A. Yes. We are studying work change from 1800s onwards. We need to study how quickly people can adapt to change, how to evolve the workforce to adapt to new products and new technology. We are working with universities to understand what services mean. Tom Campbell, the Dean of the Haas School of Business at Berkeley, for example, is very excited. He runs a certificate course called 'Management of Technology'. This combines business innovation, technology innovation and work innovation and is extremely popular.

Q. Are you formally studying job changes?

A. Yes we are studying business evolution over the last two centuries. Just 200 years ago, there were no large businesses. Technology affects business evolution. Take a look at our own lives. Our grandparents did one job throughout their lives. Our parents concentrated on climbing the corporate ladder, and got to do some more jobs. Now people are migrating from job to job instead of migrating from geography to geography. This is a new phenomena.

Today's dynamic nature of business needs a dynamic worker. That is why we are hiring social scientists like anthropologists and economists to study what is happening and to aid it. In some sense, this is an evolution of IBM. Our former CEO Lou Gerstner's contribution to IBM was IBM global services. Now we have to move into the next generation of services and deploy research to make that happen.

Q. You did say you wanted your group to land with a Nobel prize in economics.

A. Well, IBM has several Nobel prize winners in technology and sciences. What I meant was that our contribution to research in this area will be of that level. There is far more data and computing power now to simulate economies and business models. Earlier, it had to either be analytical or be very simple models.

Q. Are anthropologists going to be working on each service engagement?

A. No, they have a fine-grained view of work, so we will use them at a much higher level. For example, we have been studying our own system administrators. Our earlier understanding of their work was that they worked with databases, finetuning them for performance, essentially working with a lot of technology. But guess what? It turns out that they spend 90 per cent of their time negotiating with the rest of the organization on technology changes and how it will affect applications. So where we were going to come out with next generation automation tools for data centers that would twiddle knobs faster by itself and optimise software, we now think that we should make communication and negotiation easier. We studied what they were negotiating, the time, the content of work and so on. We are looking at tools that would help a user explain his context to a systems person.

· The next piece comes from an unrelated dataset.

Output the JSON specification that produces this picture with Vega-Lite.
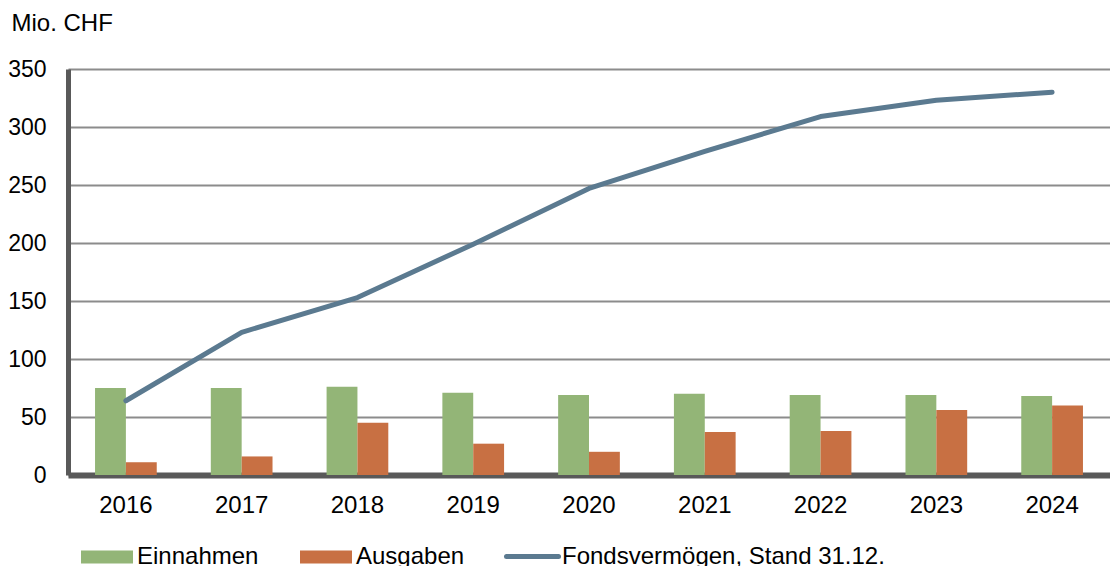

Essentially what we are trying to do will touch new services offerings, new technology, innovation, work practices and business models. We also have to make the client organization more aware of return on investment (ROI) in technology. This is a new way of delivery. We are going to have to explain returns in quantifiable terms if a problem is solved as against charging per man hour for automating routine tasks.

Look at what adds complexity to a service business. Even if we have very competent consultants and researchers extremely familiar with a problem, they have to work with a client organization. Hence 50 percent of the people involved are doing it for the first time. Now if the result is going to change the work practice of 5,000 people in a company that takes studying.

Q. Are you studying the working of IBM Global services itself?

A. Our services research is a three-pronged strategy. At one level, we are working with scientific and academic faculty. In September 2003, we held a summit with the scientific and academic community titled 'Coevolution of Technology and Business' that traced the history of both. We also had people making projections for both.

At another level, we are looking at our own 170,000-man services operations as data. How can we make it better? How to run data centers or change services? We are studying all processes. For example in one case, if a group arrived at a consensus with a client in one week and in another it took six weeks, we will look at what happened.

In addition, like I mentioned earlier, we are coming up with new service offerings in different areas like auto manufacturing, new ways of delivery, calculating RoI and innovations in business models.